At least 10 percent of the children Advanced Pediatrics serves have government insurance. The percentage sometimes rises as high as 18 percent, where it is hovering now because of the economic downturn. Government programs pay doctors less than private insurers do, but at Advanced Pediatrics, managers carefully monitor costs and balance their patient load so they can continue to offer care to all children. Doctors and other staff members sacrifice some income in order to make a difference in their community.
“Advanced Pediatrics is a highly efficient and effective practice with a good heart,” said Steven Poole, MD, founder and director of the Colorado Children’s Healthcare Access Program (CCHAP) who also serves as professor and vice chair, Department of Pediatrics for the School of Medicine, University of Colorado, and is a clinical team member at The Children’s Hospital.
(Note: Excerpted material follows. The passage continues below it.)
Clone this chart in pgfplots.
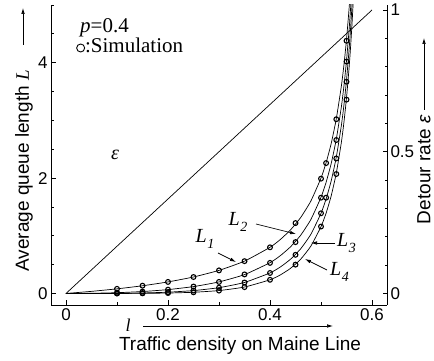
\documentclass[border=0pt]{standalone}
\usepackage{fontspec}
\setmainfont{Liberation Serif}
\setsansfont{Liberation Sans}
\usepackage{pgfplots}
\pgfplotsset{compat=1.18}
\usetikzlibrary{arrows.meta}
\newcommand\Lk[1]{\textit{L}\kern0.5bp\raisebox{-0.3em}{\fontsize{14bp}{14bp}\selectfont\textit{#1}}}
\tikzset{lab/.style={font=\fontsize{20bp}{20bp}\selectfont, inner sep=0pt},
         arr/.style={line width=0.7bp, -{Latex[length=6bp,width=3.6bp]}}}
\pgfplotstableread{
l      L1      L2      L3      L4
0      0       0       0       0
0.05   0.0364  0.0030  0.0003  0.0000
0.1    0.0800  0.0133  0.0022  0.0004
0.15   0.1333  0.0333  0.0083  0.0021
0.2    0.2000  0.0667  0.0222  0.0074
0.25   0.2857  0.1190  0.0496  0.0207
0.3    0.4000  0.2000  0.1000  0.0500
0.35   0.5600  0.3267  0.1906  0.1112
0.4    0.8000  0.5333  0.3556  0.2370
0.42   0.9333  0.6533  0.4573  0.3201
0.44   1.1000  0.8067  0.5916  0.4338
0.46   1.3143  1.0076  0.7725  0.5923
0.48   1.6000  1.2800  1.0240  0.8192
0.5    2.0000  1.6667  1.3889  1.1574
0.51   2.2667  1.9267  1.6377  1.3920
0.52   2.6000  2.2533  1.9529  1.6925
0.53   3.0286  2.6752  2.3631  2.0874
0.54   3.6000  3.2400  2.9160  2.6244
0.545  3.9636  3.6003  3.2703  2.9705
0.55   4.4000  4.0333  3.6972  3.3891
0.555  4.9333  4.5633  4.2211  3.9045
0.5575 5.2471  4.8754  4.5301  4.2092
0.56   5.6000  5.2267  4.8782  4.5530
0.5625 6.0000  5.6250  5.2734  4.9439
0.565  6.4571  6.0805  5.7258  5.3918
}\theory
\pgfplotstableread{
l     L
0.1   0.080
0.15  0.135
0.2   0.200
0.25  0.285
0.3   0.400
0.35  0.560
0.4   0.800
0.45  1.220
0.5   1.990
0.51  2.260
0.53  3.020
0.55  4.380
0.1   0.013
0.15  0.033
0.2   0.066
0.25  0.120
0.3   0.200
0.35  0.330
0.4   0.530
0.45  0.890
0.5   1.660
0.53  2.660
0.55  4.020
0.1   0.002
0.15  0.008
0.2   0.022
0.25  0.050
0.3   0.100
0.35  0.190
0.4   0.355
0.45  0.670
0.5   1.390
0.51  1.660
0.53  2.340
0.55  3.670
0.1   0.000
0.15  0.002
0.2   0.007
0.25  0.020
0.3   0.050
0.35  0.110
0.4   0.237
0.45  0.500
0.5   1.160
0.53  2.070
0.55  3.360
}\sim
\begin{document}
\begin{tikzpicture}
\path[use as bounding box] (0,0) rectangle (434bp,361bp);
\begin{axis}[
  at={(51bp,56bp)}, anchor=south west, scale only axis,
  width=336bp, height=300bp,
  xmin=-0.0294, xmax=0.6294, ymin=-0.2, ymax=5,
  axis x line*=bottom, axis y line*=left,
  tick align=inside, major tick length=4.5bp, minor tick length=2.5bp,
  xtick={0,0.2,0.4,0.6}, minor xtick={0.1,0.3,0.5},
  ytick={0,2,4}, minor ytick={0.5,1,1.5,2.5,3,3.5,4.5,5},
  ticklabel style={font=\sffamily\fontsize{17bp}{20bp}\selectfont},
  /pgf/number format/assume math mode=true,
  axis line style={line width=0.8bp},
  tick style={line width=0.7bp, black},
]
\addplot[black, line width=0.7bp, smooth, tension=0.3] table[x=l, y=L1] {\theory};
\addplot[black, line width=0.7bp, smooth, tension=0.3] table[x=l, y=L2] {\theory};
\addplot[black, line width=0.7bp, smooth, tension=0.3] table[x=l, y=L3] {\theory};
\addplot[black, line width=0.7bp, smooth, tension=0.3] table[x=l, y=L4] {\theory};
\addplot[only marks, mark=o, mark size=2.4bp, mark options={line width=1.1bp, black}] table[x=l, y=L] {\sim};
\end{axis}
\begin{axis}[
  at={(51bp,56bp)}, anchor=south west, scale only axis,
  width=336bp, height=300bp,
  xmin=-0.0294, xmax=0.6294, ymin=-0.0406, ymax=1.0176,
  axis x line=none, axis y line*=right, xtick=\empty,
  tick align=inside, major tick length=4.5bp, minor tick length=2.5bp,
  ytick={0,0.5,1}, minor ytick={0.1,0.2,0.3,0.4,0.6,0.7,0.8,0.9},
  ticklabel style={font=\sffamily\fontsize{17bp}{20bp}\selectfont},
  /pgf/number format/assume math mode=true,
  axis line style={line width=0.8bp},
  tick style={line width=0.7bp, black},
]
\addplot[black, line width=0.7bp] coordinates {(0,0) (0.6,1)};
\end{axis}
% annotations
\node[anchor=base west, inner sep=0pt, font=\fontsize{21bp}{21bp}\selectfont] at (80bp,328bp) {\textit{p}=0.4};
\node[anchor=base west, inner sep=0pt, font=\fontsize{21bp}{21bp}\selectfont] at (76bp,308bp)
  {\tikz[baseline=-0.5bp]\draw[line width=0.9bp] (0,4.5bp) circle (4bp);:Simulation};
\node[lab] at (115bp,206bp) {\textit{ε}};
\node[lab, anchor=center] at (205bp,122bp) {\Lk{1}};
\draw[arr] (218bp,108bp) -- (236bp,99bp);
\node[lab, anchor=center] at (238bp,139bp) {\Lk{2}};
\draw[arr] (256bp,137bp) -- (296bp,127bp);
\node[lab, anchor=west] at (337bp,118bp) {\Lk{3}};
\draw[arr] (335bp,118bp) -- (311bp,118bp);
\node[lab, anchor=west] at (330bp,89bp) {\Lk{4}};
\draw[arr] (327bp,91bp) -- (305bp,102bp);
% y labels
\node[rotate=90, anchor=east, inner sep=0pt, font=\sffamily\fontsize{19bp}{19bp}\selectfont] at (24bp,291bp) {Average queue length \textrm{\textit{L}}};
\draw[arr] (23bp,316bp) -- (23bp,353bp);
\node[rotate=90, anchor=east, inner sep=0pt, font=\sffamily\fontsize{19bp}{19bp}\selectfont] at (424bp,246bp) {Detour rate \textit{ε}};
\draw[arr] (424bp,251bp) -- (424bp,323bp);
% x label
\node[anchor=base, inner sep=0pt, font=\sffamily\fontsize{19bp}{19bp}\selectfont] at (240bp,11bp) {Traffic density on Maine Line};
\node[lab, anchor=center, font=\fontsize{18bp}{18bp}\selectfont] at (128bp,36bp) {\textit{l}};
\draw[arr] (143bp,35bp) -- (333bp,35bp);
\end{tikzpicture}
\end{document}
“So far, we’ve worked with pediatric providers in 15 counties along the Front Range and Summit County,” Poole said. “In 2006, only 20 percent of pediatricians along the Front Range would provide care for children covered by these programs. CCHAP now supports 90 percent of these practices, serving approximately 60,000 low-income children.”
With a three-year grant from The Colorado Trust, CCHAP is encouraging private practices to follow in the footsteps of groups like Advanced Pediatrics, devoting at least 10 percent of their practice to care for publicly insured children.
Long committed to caring for vulnerable populations, Stevens helped start a free clinic while still in medical school more than a decade ago. The clinic still serves single moms and their children one night a week at Warren Village, a Denver housing center that helps low-income single parents move from public assistance to self-sufficiency.
Stevens would like to see many more providers make a similar commitment. “It would make a huge difference in the lives of many,” she said.
Administrator Denise Hall shared techniques that help the practice stay profitable while serving all families:
- Monitor patient populations regularly. Advanced Pediatrics providers see about 275 patients a day at three locations. When the number of government insured patients climbs close to 20 percent, Hall temporarily stops accepting new Medicaid patients until the numbers return to a sustainable balance.
- Boost efficiency. Advanced Pediatrics has a central call line for appointments and triage nurses.
- Manage costs. All providers receive a 2% annual pay raise. No doctor is penalized for seeing a large percentage of government-insured children.
- Stick to budgets and revisit decisions regularly. Hall and the provider partners meet monthly to review the budget and make financial decisions.
- Seek support. Providers tap CCHAP to support their social workers, especially when mental health resources are needed.